Так с мая месяца законодательная работа Думы в области процедуры стала на новые рельсы; она более не зависела от великодушного согласия отказаться от «просвещения населения за счет думского времени».
* * *
Здесь уместно рассказать о рассмотрении особой группы законов, не реформ, а так называемой «вермишели». 1-я Дума ими совсем не занималась. Как ни понятно было ее возмущение, когда ей преподнесли для начала «оранжереи» и «прачечные», высокомерное к ним отношение было все-таки проявлением «барства». 2-я Дума не пошла по этой дороге. Ею в течение мая было по существу решено около 16 законопроектов вермишельного типа. Столыпин был бы должен это ценить, тем более что понимал (см. III главу), до какой степени эти законы не подходили к компетенции Думы, и собирался от них Думу избавить. Деловой упрек, который можно бы сделать, был разве в том, что в заседании 18 мая законопроекты о разрешении контрактов с частными обществами на рейсы в далекой Сибири (по Лене, Амуру, Байкалу, Охотскому морю) заняли 49 столбцов стенографического отчета. И докладчик, трудовик Скалозубов, должен был кончить такими словами: «Господа, я нового ничего не прибавлю к тому, что здесь было сказано. Прибавить ничего нельзя, потому что, повторяю, сведений мы никаких не имеем. Тем не менее, господа, имейте в виду, что отказом вашим вы поставите население, незначительное правда, но заброшенное, в положение крайнее. Наша отдаленная Сибирь не виновата, что не имеет самоуправления, что она сама не может управиться своими собственными средствами, не может сама свои собственные хозяйственные нужды удовлетворить; не виновата зона, что эти вопросы мелкие, чисто местного значения, разрешаются за пять тысяч верст от того места, для которого они имеют значение».

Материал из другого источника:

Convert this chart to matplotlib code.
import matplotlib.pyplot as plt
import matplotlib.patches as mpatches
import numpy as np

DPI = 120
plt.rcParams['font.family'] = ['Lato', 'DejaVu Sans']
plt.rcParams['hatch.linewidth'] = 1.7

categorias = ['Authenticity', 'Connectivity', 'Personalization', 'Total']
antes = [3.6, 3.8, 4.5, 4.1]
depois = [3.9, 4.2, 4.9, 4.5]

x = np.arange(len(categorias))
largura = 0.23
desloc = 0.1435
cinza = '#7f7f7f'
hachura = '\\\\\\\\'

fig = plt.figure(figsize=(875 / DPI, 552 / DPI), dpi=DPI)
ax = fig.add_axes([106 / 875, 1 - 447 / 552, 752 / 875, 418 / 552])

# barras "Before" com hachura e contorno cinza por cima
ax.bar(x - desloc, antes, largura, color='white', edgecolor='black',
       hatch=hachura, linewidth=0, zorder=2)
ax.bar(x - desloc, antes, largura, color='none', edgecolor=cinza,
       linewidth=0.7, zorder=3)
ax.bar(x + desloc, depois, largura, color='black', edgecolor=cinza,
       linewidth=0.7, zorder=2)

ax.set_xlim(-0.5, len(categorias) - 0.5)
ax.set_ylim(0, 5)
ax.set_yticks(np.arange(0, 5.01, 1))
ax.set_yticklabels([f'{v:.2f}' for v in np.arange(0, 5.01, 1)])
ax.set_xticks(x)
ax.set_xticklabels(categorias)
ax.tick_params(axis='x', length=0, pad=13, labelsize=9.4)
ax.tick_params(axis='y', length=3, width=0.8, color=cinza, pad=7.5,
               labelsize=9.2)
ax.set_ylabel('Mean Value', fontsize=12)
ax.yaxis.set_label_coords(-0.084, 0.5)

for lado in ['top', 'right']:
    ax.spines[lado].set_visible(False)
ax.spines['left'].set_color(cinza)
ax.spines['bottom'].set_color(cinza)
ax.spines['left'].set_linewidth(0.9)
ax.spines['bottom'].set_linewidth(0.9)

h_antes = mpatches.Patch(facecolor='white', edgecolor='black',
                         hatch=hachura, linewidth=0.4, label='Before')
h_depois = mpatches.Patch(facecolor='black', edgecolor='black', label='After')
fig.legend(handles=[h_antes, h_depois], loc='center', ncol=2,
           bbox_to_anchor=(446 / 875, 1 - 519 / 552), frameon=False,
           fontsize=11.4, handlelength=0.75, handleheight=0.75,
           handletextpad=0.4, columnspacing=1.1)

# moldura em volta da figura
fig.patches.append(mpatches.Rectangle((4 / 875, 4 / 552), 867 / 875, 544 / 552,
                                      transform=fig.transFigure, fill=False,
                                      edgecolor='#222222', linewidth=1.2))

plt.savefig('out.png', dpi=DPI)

Скоро стало всем ясно, что за этими мелкими законопроектами Дума не может угнаться, что их рассмотрение надо ускорить. 30 марта было предложено создать особую комиссию «для рассмотрения маловажных законодательных предположений, касающихся частных мероприятий по отдельным ведомствам». Капустин его защищал. Несмотря на неудачное и как будто бы обидное название этой комиссии, в предложении была здоровая мысль: разгрузить серьезные комиссии Думы от «вермишельных» законов. Излишняя добросовестность этому помешала. Тесленко против него возражал: «Предполагается, – говорил он, – выбрать комиссию не по роду дел, а по признаку их «маловажности». Эта комиссия должна будет состоять из энциклопедистов по всем отраслям управления. Ее создать будет трудно. Комиссии должны быть составлены по роду дел, и в них по специальности надо направлять все законы независимо от их маловажности. Комиссия сама будет давать им ход вне очереди».